CMC students are currently fighting for the junking of the repressive Faculty-Students Relations Committee (FSRC) Manual and rental fees, among other local issues.

They are vocal against President Rodrigo Duterte’s administration and the continued crackdown on media outlets that are critical of his rule.

“Imaintain lang nila ito at paunlarin pa. Pag aralan paano pa i-engage ang karamihan,” she added.

Montajes herself is an activist, part of movements that fought for some privileges in the college, including free laptop charging in the lobby and the construction of org spaces.

Again, in service of the people

Being an alagad ng media is powerful, Montajes said. She recognized its ability to influence, to mobilize.

“Aralin natin ito nang mabuti at gawing makabuluhan ang bawat likha,” Montajes said. She hopes that students in the college recognize the chance to become storytellers for the sectors being deprived of a voice in society.

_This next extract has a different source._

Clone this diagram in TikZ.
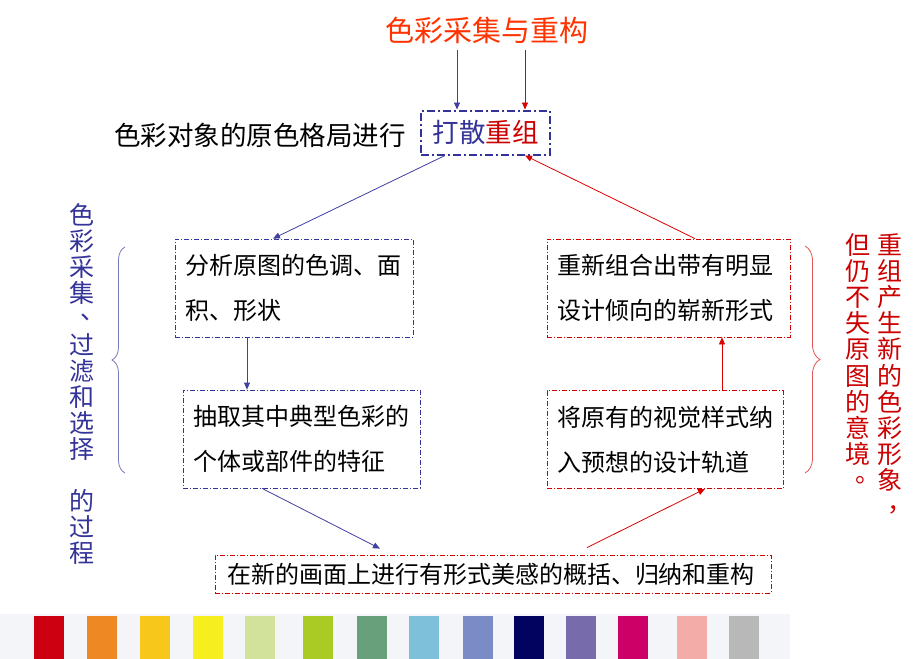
\documentclass[tikz,border=0pt]{standalone}
\usepackage{fontspec}
\setmainfont{Noto Sans CJK SC}
\usetikzlibrary{arrows.meta,decorations.pathreplacing}
\definecolor{nblue}{HTML}{333399}
\definecolor{ablue}{HTML}{4040A0}
\definecolor{dred}{HTML}{CC0000}
\definecolor{ared}{HTML}{DD0000}
\definecolor{ttl}{HTML}{FF3300}
\definecolor{lbrace}{HTML}{7777BB}
\definecolor{rbrace}{HTML}{E05555}
\definecolor{stripbg}{HTML}{F4F5F8}
\definecolor{sw1}{HTML}{CC0011}
\definecolor{sw2}{HTML}{EE8822}
\definecolor{sw3}{HTML}{F7C71C}
\definecolor{sw4}{HTML}{F6EE1E}
\definecolor{sw5}{HTML}{D3E29A}
\definecolor{sw6}{HTML}{A9CB23}
\definecolor{sw7}{HTML}{67A07B}
\definecolor{sw8}{HTML}{7EBFD9}
\definecolor{sw9}{HTML}{7A8BC6}
\definecolor{sw10}{HTML}{02025F}
\definecolor{sw11}{HTML}{786BAC}
\definecolor{sw12}{HTML}{CC0066}
\definecolor{sw13}{HTML}{F3ACA8}
\definecolor{sw14}{HTML}{B8B8B8}
\newcommand{\vpunct}[3]{\makebox[1em][l]{\hspace{#1}\raisebox{#2}{#3}}}
\begin{document}
\begin{tikzpicture}[x=1pt,y=-1pt,
  bluebox/.style={draw=nblue, line width=0.8pt, dash pattern=on 5pt off 2pt on 1pt off 2pt,
    inner ysep=0pt, minimum height=98pt, align=left, font=\fontsize{24}{45}\selectfont},
  redbox/.style={bluebox, draw=dred},
  barrow/.style={draw=ablue, line width=0.8pt, -{Triangle[length=7pt,width=6pt]}},
  rarrow/.style={draw=ared, line width=0.8pt, -{Triangle[length=7pt,width=6pt]}},
  vtext/.style={align=center, inner sep=0pt, anchor=north},
  bracestyle/.style={line width=0.8pt, decorate},
]
\useasboundingbox (0,0) rectangle (919,659);
\fill[white] (0,0) rectangle (919,659);

% title and top box
\node[font=\fontsize{29}{29}\selectfont, text=ttl, inner sep=0pt] (title) at (487,30) {色彩采集与重构};
\node[draw=nblue, line width=2pt, dash pattern=on 8pt off 3pt on 2pt off 3pt,
  minimum width=129pt, minimum height=44pt, inner sep=0pt,
  font=\fontsize{26.5}{26.5}\selectfont] (tb) at (485.5,132.5)
  {\textcolor{nblue}{打散}\textcolor{dred}{重组}};
\node[font=\fontsize{26.5}{26.5}\selectfont, inner sep=0pt] (lead) at (260,135) {色彩对象的原色格局进行};

% boxes
\node[bluebox, inner xsep=10pt, text width=218pt] (lb1) at (294,288) {分析原图的色调、面\\积、形状};
\node[bluebox, inner xsep=10pt, text width=217pt] (lb2) at (301.5,439) {抽取其中典型色彩的\\个体或部件的特征};
\node[redbox, inner xsep=10pt, text width=223pt] (rb1) at (668.5,288) {重新组合出带有明显\\设计倾向的崭新形式};
\node[redbox, inner xsep=10pt, text width=216pt] (rb2) at (665,439.5) {将原有的视觉样式纳\\入预想的设计轨道};
\node[redbox, minimum height=38pt, inner xsep=12pt, text width=532pt] (bb) at (493,574)
  {在新的画面上进行有形式美感的概括、归纳和重构};

% connectors
\draw[barrow, shorten <=6pt] ([xshift=-30pt]title.south) -- ([xshift=-28.5pt]tb.north);
\draw[rarrow, shorten <=6pt] ([xshift=38pt]title.south) -- ([xshift=39.5pt]tb.north);
\draw[barrow] ([xshift=-40.5pt]tb.south) -- ([xshift=-21pt]lb1.north);
\draw[rarrow] ([xshift=26.5pt]rb1.north) -- ([xshift=39.5pt]tb.south);
\draw[barrow] ([xshift=-47pt]lb1.south) -- ([xshift=-54.5pt]lb2.north);
\draw[rarrow] ([xshift=57pt]rb2.north) -- ([xshift=53.5pt]rb1.south);
\draw[barrow] ([xshift=-39.5pt]lb2.south) -- ([xshift=-113pt,yshift=6pt]bb.north);
\draw[rarrow] ([xshift=94pt,yshift=7pt]bb.north) -- ([xshift=40pt]rb2.south);

% braces
\draw[bracestyle, draw=lbrace, decoration={brace, amplitude=13pt}] (125,473) -- (125,247);
\draw[bracestyle, draw=rbrace, decoration={brace, amplitude=15pt}] (805,246) -- (805,473);

% vertical texts
\node[vtext, text=nblue, font=\fontsize{25}{26}\selectfont] (lv) at (82,203)
  {色\\彩\\采\\集\\\vpunct{0.45em}{0.35em}{、}\\过\\滤\\和\\选\\择\\[26pt]的\\过\\程};
\node[vtext, text=dred, font=\fontsize{25}{26.2}\selectfont] (rv1) at (890,233)
  {重\\组\\产\\生\\新\\的\\色\\彩\\形\\象\\\vpunct{0.4em}{0.2em}{，}};
\node[vtext, text=dred, font=\fontsize{25}{26.2}\selectfont] (rv2) at (858,233)
  {但\\仍\\不\\失\\原\\图\\的\\意\\境\\\vpunct{0.4em}{0.3em}{。}};

% colour strip
\fill[stripbg] (0,614) rectangle (790,659);
\foreach \xa/\col in {34/sw1,87/sw2,140/sw3,193/sw4,245/sw5,303/sw6,357/sw7,409/sw8,463/sw9,514/sw10,566/sw11,618/sw12,677/sw13,729/sw14}
  \fill[\col] (\xa,616) rectangle ++(30,43);
\end{tikzpicture}
\end{document}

Montajes also called for the continued support of the College of Mass Communication and its students in fighting for the freedom of political prisoners.

“Kahit andito na’ko sa labas ngayon, hindi parin natatapos ang kaso namin. Hindi pa tapos yung kampanya para sa kalayaan at hustisya,” she said.

Romiel Cañete and Ronilo Baes, two thirds of Taysan 3 are still imprisoned, along with at least 400 remaining political prisoners in the country.

“Suportahan, kalingain, bisitahin, alamin ang kalagayan at tulungan natin sila na makamit ang paglaya at hustisya” Montajes said.

To be free is to break routine. Montajes is rebuilding her own after seven years.

She challenges every media practitioner to do the same: expose the rotten system that we have come to know that deprives the youth of their right to education, keeps workers contractuals and struggling for minimum wage, kills farmers on their own lands.

To break free is create works that will contribute towards freedom from this system — and as Montajes did, to live and fight with the masses in order to truly be one with their struggle.



ERRATUM: The amount of Montajes’ bail was updated from P400,000 to more than P600,000.